Take-Two Fails To Get NBA2K Tattoo Copyright Lawsuit Dismissed
from the written-in-ink dept
I'll forgive you since it's been two years, but hopefully you will remember our posts about a crazy copyright lawsuit back in early 2016 between a company called Solid Oak Sketches and Take-Two Software. At issue were Take-Two's faithful depictions of several NBA stars in its NBA 2K series of games, including LeBron James and Kobe Bryant. The problem is that Solid Oak claims to have copyrights on several tattoos appearing on the skin of these players, all of which show up in the images of the game. Of course, Take-Two negotiates the rights for player likenesses with the NBA Players Association, meaning this lawsuit has the odd smell of a third party bickering over branded cattle. While Solid Oak is asking for $1.2 million in damages, Take-Two has pointed out that these sorts of statutory damages shouldn't apply as the company only registered its copyrights in 2015. This fact leads a reasonable observer to wonder why the copyrights weren't registered much earlier, were Take-Two's use so injurious.
That question is of course tangent to the most central concern of why in the world any of this isn't obvious fair use? Take-Two has First Amendment rights, after all, and its use of the eight tattoos in each iteration of the game is a hilariously small portion of each work. On top of that, the whole enterprise of the game is to faithfully depict reality with regards to each player whose likeness it has properly licensed through the NBAPA. None of this should strike anybody as a million dollars worth of copyright infringement.

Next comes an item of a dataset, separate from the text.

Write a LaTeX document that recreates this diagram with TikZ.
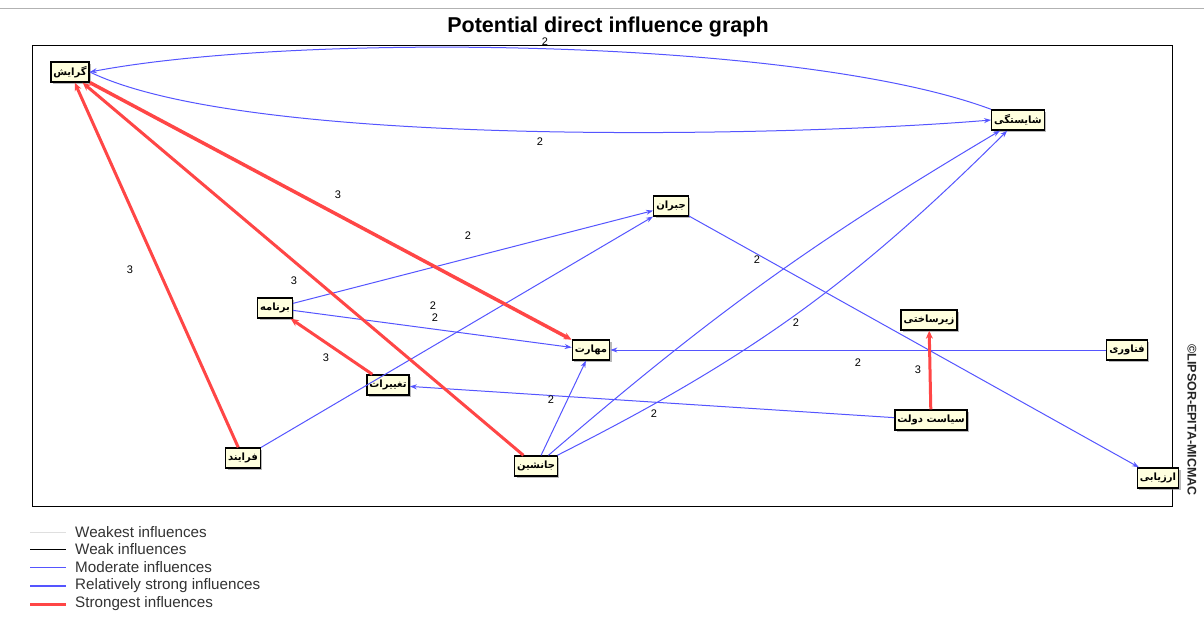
\documentclass[tikz,border=0pt]{standalone}
\usepackage{fontspec}
\setmainfont{Liberation Sans}
\newfontfamily\fa[Script=Arabic]{DejaVu Sans}
\TeXXeTstate=1
\usetikzlibrary{arrows.meta,shadows}
\definecolor{mblue}{RGB}{85,85,255}
\definecolor{sred}{RGB}{255,70,70}
\definecolor{nfill}{RGB}{255,255,222}
\tikzset{
  var/.style={draw=black,line width=1.4pt,fill=nfill,inner sep=2.5pt,minimum height=20pt,
    font=\fa\bfseries\fontsize{10}{12}\selectfont,
    drop shadow={shadow xshift=2pt,shadow yshift=-2pt,opacity=0.55,fill=gray}},
  modinf/.style={draw=mblue,line width=1pt,-{Stealth[length=7pt,width=5pt]}},
  stronginf/.style={draw=sred,line width=3pt,-{Stealth[length=8pt,width=7pt]}},
  lbl/.style={font=\fontsize{11}{12}\selectfont,inner sep=0pt},
  legtxt/.style={anchor=west,font=\fontsize{15.2}{16}\selectfont,text=black!80,inner sep=0pt}
}
\begin{document}
\begin{tikzpicture}[x=1pt,y=-1pt]
\useasboundingbox (0,0) rectangle (1204,637);
\fill[white] (0,0) rectangle (1204,637);
\draw[gray!60,line width=1pt] (0,8) -- (1204,8);
% title and frame
\node[font=\bfseries\fontsize{21.5}{23}\selectfont] (title) at (608,27) {Potential direct influence graph};
\draw[black,line width=0.8pt] (32,45) rectangle (1172,506);
\node[rotate=-90,font=\bfseries\fontsize{12.5}{12.5}\selectfont,text=black!85] (copy) at (1192,420) {\textcopyright LIPSOR-EPITA-MICMAC};
% variables
\node[var] (A) at (70,72) {\beginR گرایش\endR};
\node[var] (B) at (1018,120) {\beginR شایستگی\endR};
\node[var] (C) at (671,206) {\beginR جبران\endR};
\node[var] (D) at (275,308) {\beginR برنامه\endR};
\node[var] (E) at (591,350) {\beginR مهارت\endR};
\node[var] (F) at (388,385) {\beginR تغییرات\endR};
\node[var] (G) at (929,320) {\beginR زیرساختی\endR};
\node[var] (H) at (931,420) {\beginR سیاست دولت\endR};
\node[var] (I) at (1127,350) {\beginR فناوری\endR};
\node[var] (J) at (1158,478) {\beginR ارزیابی\endR};
\node[var] (K) at (243,458) {\beginR فرایند\endR};
\node[var] (L) at (536,466) {\beginR جانشین\endR};
% moderate influences
\draw[modinf] (A.east) .. controls (250,150) and (800,136) .. (B.west);
\draw[modinf] (B.north west) .. controls (800,38) and (300,32) .. (A.east);
\draw[modinf] (D) -- (C);
\draw[modinf] (K) -- (C);
\draw[modinf] (D) -- (E);
\draw[modinf] (C) -- (J);
\draw[modinf] (L) to[bend left=5] (B);
\draw[modinf] (L) to[bend right=9] (B);
\draw[modinf] (L) -- (E);
\draw[modinf] (I) -- (E);
\draw[modinf] (H) -- (F);
% strongest influences
\draw[stronginf] (K) -- (A);
\draw[stronginf] (L) -- (A);
\draw[stronginf,line width=3.5pt] (A) -- (E);
\draw[stronginf] (F) -- (D);
\draw[stronginf] (H) -- (G);
% labels
\node[lbl] (l1) at (545,42) {2};
\node[lbl] (l2) at (540,142) {2};
\node[lbl] (l3) at (468,236) {2};
\node[lbl] (l4) at (433,306) {2};
\node[lbl] (l5) at (435,318) {2};
\node[lbl] (l6) at (757,260) {2};
\node[lbl] (l7) at (796,323) {2};
\node[lbl] (l8) at (858,363) {2};
\node[lbl] (l9) at (551,400) {2};
\node[lbl] (l10) at (654,414) {2};
\node[lbl] (l11) at (338,195) {3};
\node[lbl] (l12) at (130,270) {3};
\node[lbl] (l13) at (294,281) {3};
\node[lbl] (l14) at (326,358) {3};
\node[lbl] (l15) at (918,370) {3};
% legend
\coordinate (g1a) at (30,532); \coordinate (g1b) at (66,532);
\coordinate (g2a) at (30,549); \coordinate (g2b) at (66,549);
\coordinate (g3a) at (30,567); \coordinate (g3b) at (66,567);
\coordinate (g4a) at (30,586); \coordinate (g4b) at (66,586);
\coordinate (g5a) at (30,604); \coordinate (g5b) at (66,604);
\draw[gray!25,line width=1pt] (g1a) -- (g1b);
\draw[black,line width=0.6pt] (g2a) -- (g2b);
\draw[mblue,line width=1pt] (g3a) -- (g3b);
\draw[mblue,line width=2.2pt] (g4a) -- (g4b);
\draw[sred,line width=3pt] (g5a) -- (g5b);
\node[legtxt] (t1) at (75,532) {Weakest influences};
\node[legtxt] (t2) at (75,549) {Weak influences};
\node[legtxt] (t3) at (75,567) {Moderate influences};
\node[legtxt] (t4) at (75,586) {Relatively strong influences};
\node[legtxt] (t5) at (75,604) {Strongest influences};
\end{tikzpicture}
\end{document}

And, yet, a court recently refused to grant Take-Two's petition to dismiss the case, allowing this mess to proceed.
"While Defendants contend that the Tattoos in NBA2K are 'observable only fleetingly'; 'displayed only briefly'; 'a small part of the graphical display' when displayed; 'sometimes obscured by other graphics'; 'not displayed prominently'; and 'sometimes displayed out of focus,' Plaintiff denies each and every one of these characterizations of the Tattoos. Instead, Plaintiff contends that, if an NBA2K player selects Messrs. James, Martin and Bledsoe in a given game or series of games, or 'employs the broad range of the video game’s features to focus, angle the camera on, or make the subject tattoos more prominent,' 'the overall observability of the subject tattoos can be fairly significant.' Thus, it is difficult to determine whether the substantial similarity is apparent to the 'average lay observer,' if what he or she is observing varies in each iteration of the game."
I own several of these games and can attest that the observability of any tattoos on any player within them are fleeting at best. The whole point of the game is to be an action-packed basketball experience from a viewpoint of most of, or the entire, basketball court. Picking out individual tattoos is rarely possible other than in manual instant replay. And, sure, some players might use that replay feature, but not regularly and not as part of regular play. This smacks of a judge that needs only to be sat in front of a television or computer screen to see the game in operation in order to have reached the proper and opposite conclusion.
But Take-Two also made a First Amendment claim, arguing, as I did above, that granting tattoo artists the rights Solid Oak is claiming would be to allow tattoo artists to trump the likeness rights of a natural person. If that doesn't strike you as plainly insane, it should. Yet the judge apparently considered all of this a question of visual accuracy and therefore denied the fair use defense.
"Because of the difficulties inherent in conducting a side-by-side comparison of the video game and the Tattoos, further evidence must be considered in connection with the fact-intensive question of the applicability of the fair use defense. As the differences between the Tattoos and Defendants’ use in the video cannot be resolved with assurance on a visual comparison of the works alone, Defendants’ fair use of the Tattoos is not so clearly established on the face of the [SAC] as to support dismissal."
To be fair to the judge, often times the court is wary of dismissing early on in the trial process over fair use defenses that aren't on very, very solid ground. That may be what is going on here. But if it is, this seems to be chiefly an issue of calibration, because Take-Two's fair use claims are very strong, and the implications of Solid Oak succeeding in its lawsuit are both not in the original interests of copyright law and plainly horrifying when it comes to public persons and their ability to trade off of their own likenesses.
Hopefully a jury will be more grounded than the court.